Il a demandé au tribunal administratif de Melun d’annuler cette reconduite, ou pour le moins, la décision fixant la Turquie comme pays de renvoi. En effet, il a un certain nombre de preuves établissant qu’il encourrait de graves dangers dans son pays d’origine.
Ces documents ont été pris en compte par le tribunal, qui a annulé le choix de la Turquie comme pays de destination, tout en maintenant la décision de l’éloigner de France.
De retour au centre de rétention, Monsieur A. reçoit quelques jours plus tard un dossier de réexamen d’une demande d’asile, dossier dont il n’a jamais fait la demande. Sachant qu’il lui sera impossible de rassembler en quelques jours des preuves attestant de craintes de persécutions et sans interprète, Monsieur A. refuse de remplir ce dossier dont il sait qu’il ne mènera qu’à un échec.

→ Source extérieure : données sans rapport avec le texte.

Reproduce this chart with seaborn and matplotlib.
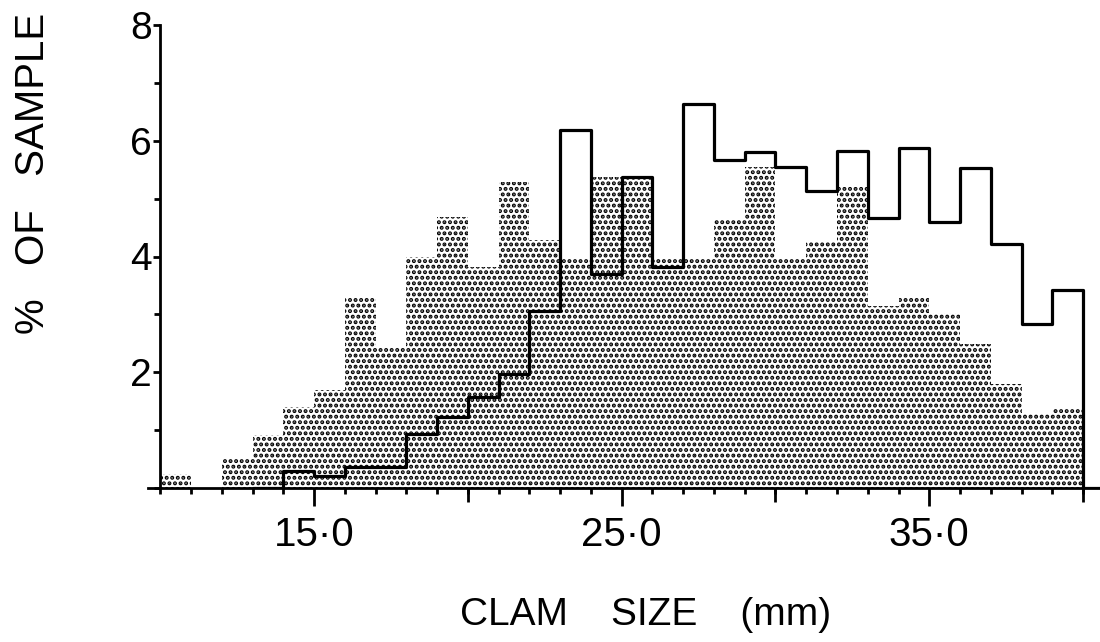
import numpy as np
import matplotlib
matplotlib.use("Agg")
import matplotlib.pyplot as plt
import seaborn as sns

# ---- data (percent of sample per 1 mm size class) ----
stipple_left_edges = list(range(10, 40))          # 10..39
stipple_values = [0.25, 0.0, 0.52, 0.92, 1.40, 1.69, 3.30, 2.42, 4.00, 4.68,
                  3.82, 5.29, 4.28, 3.97, 5.38, 5.35, 3.97, 3.97, 4.63, 5.55,
                  3.97, 4.25, 5.20, 3.15, 3.30, 3.02, 2.48, 1.80, 1.27, 1.38]

line_left_edges = list(range(13, 41))             # 13..40
line_values = [0.0, 0.30, 0.20, 0.37, 0.37, 0.94, 1.22, 1.58, 1.97, 3.05,
               6.18, 3.70, 5.38, 3.82, 6.64, 5.66, 5.80, 5.54, 5.13, 5.82,
               4.66, 5.87, 4.60, 5.53, 4.22, 2.84, 3.42, 0.0]

major_x = [15, 25, 35]
major_x_labels = ["15·0", "25·0", "35·0"]
mid_x = [20, 30, 40]
y_major = [2, 4, 6, 8]
y_labels = ["2", "4", "6", "8"]

sns.set_style("ticks")
plt.rcParams["font.family"] = ["Liberation Sans", "DejaVu Sans"]
plt.rcParams["hatch.linewidth"] = 2.0
for k in ["text.color", "axes.labelcolor", "xtick.color", "ytick.color",
          "axes.edgecolor"]:
    plt.rcParams[k] = "black"

fig = plt.figure(figsize=(11, 6.42), dpi=100)
ax = fig.add_axes([148 / 1100, 1 - 488 / 642, 952 / 1100, 463 / 642])

s_centers = np.array(stipple_left_edges) + 0.5
s_edges = list(stipple_left_edges) + [stipple_left_edges[-1] + 1]
sns.histplot(x=s_centers, weights=stipple_values, bins=s_edges, ax=ax,
             element="bars", fill=True, facecolor="white", edgecolor="black",
             linewidth=0, hatch="...", alpha=1, zorder=1)

l_centers = np.array(line_left_edges) + 0.5
l_edges = list(line_left_edges) + [line_left_edges[-1] + 1]
sns.histplot(x=l_centers, weights=line_values, bins=l_edges, ax=ax,
             element="step", fill=False, color="black", linewidth=2.3, zorder=3)

ax.set_xlim(9.6, 40.55)
ax.set_ylim(0, 8)
for s in ["top", "right"]:
    ax.spines[s].set_visible(False)
ax.spines["left"].set_position(("data", 10))
ax.spines["left"].set_linewidth(2.0)
ax.spines["bottom"].set_linewidth(2.0)
ax.spines["bottom"].set_zorder(4)

ax.set_xticks(major_x)
ax.set_xticklabels(major_x_labels,
                   family=["DejaVu Sans Condensed", "Liberation Sans Narrow",
                           "Liberation Sans"],
                   fontsize=29)
ax.set_xticks(list(range(10, 41)), minor=True)
ax.tick_params(axis="x", which="major", length=13, width=2.0, pad=7, color="black")
ax.tick_params(axis="x", which="minor", length=4.5, width=2.0, color="black")

sec = ax.secondary_xaxis("bottom")
sec.set_xticks(mid_x)
sec.tick_params(axis="x", length=10, width=2.0, labelbottom=False, color="black")
sec.spines["bottom"].set_visible(False)

ax.set_yticks(y_major)
ax.set_yticklabels(y_labels, fontsize=28)
ax.set_yticks(list(range(0, 9)), minor=True)
ax.tick_params(axis="y", which="major", length=5, width=2.0, pad=1, color="black")
ax.tick_params(axis="y", which="minor", length=4, width=2.0, color="black")

ax.set_xlabel("CLAM    SIZE    (mm)", fontsize=28)
ax.xaxis.set_label_coords((646 - 148) / 952, -(597 - 488) / 463)
ax.set_ylabel("%   OF   SAMPLE", fontsize=29)
ax.yaxis.set_label_coords((52 - 148) / 952, (488 - 173) / 463)

fig.savefig("out.png", dpi=100)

La Préfecture de Seine et Marne, plutôt que de libérer quelqu’un qu’elle ne pourra reconduire, prend alors une nouvelle décision de reconduite vers la Turquie, arguant du fait qu’après son refus de remplir ce dossier d’asile, « rien ne fait obstacle à l’exécution de l’arrêté préfectoral de reconduite à la frontière » et donc au renvoi vers la Turquie…
La Préfecture mélange à dessein des notions tout à fait distinctes : les raisons pour lesquelles un étranger peut obtenir le statut de réfugié sont bien plus restrictives que les raisons pour lesquelles il peut se voir annuler le pays de renvoi.
Monsieur A. décide de contester ce nouveau renvoi vers la Turquie, à nouveau devant le tribunal administratif. Mais lorsqu’il y est convoqué, le tribunal remet le jugement à une date ultérieure, après la date prévue pour son expulsion, le 26 janvier !
L’avocate de Monsieur A. fait une référé suspension. C’est une demande de jugement en urgence par lequel le tribunal administratif peut ordonner à une préfecture de suspendre une reconduite tant que l’affaire n’est pas jugée. Normalement audiencé en quelques jours, le tribunal, devant l'urgence, décide de statuer le matin même, quelques heures avant le vol. Il répond favorablement et suspend la procédure d'éloignement.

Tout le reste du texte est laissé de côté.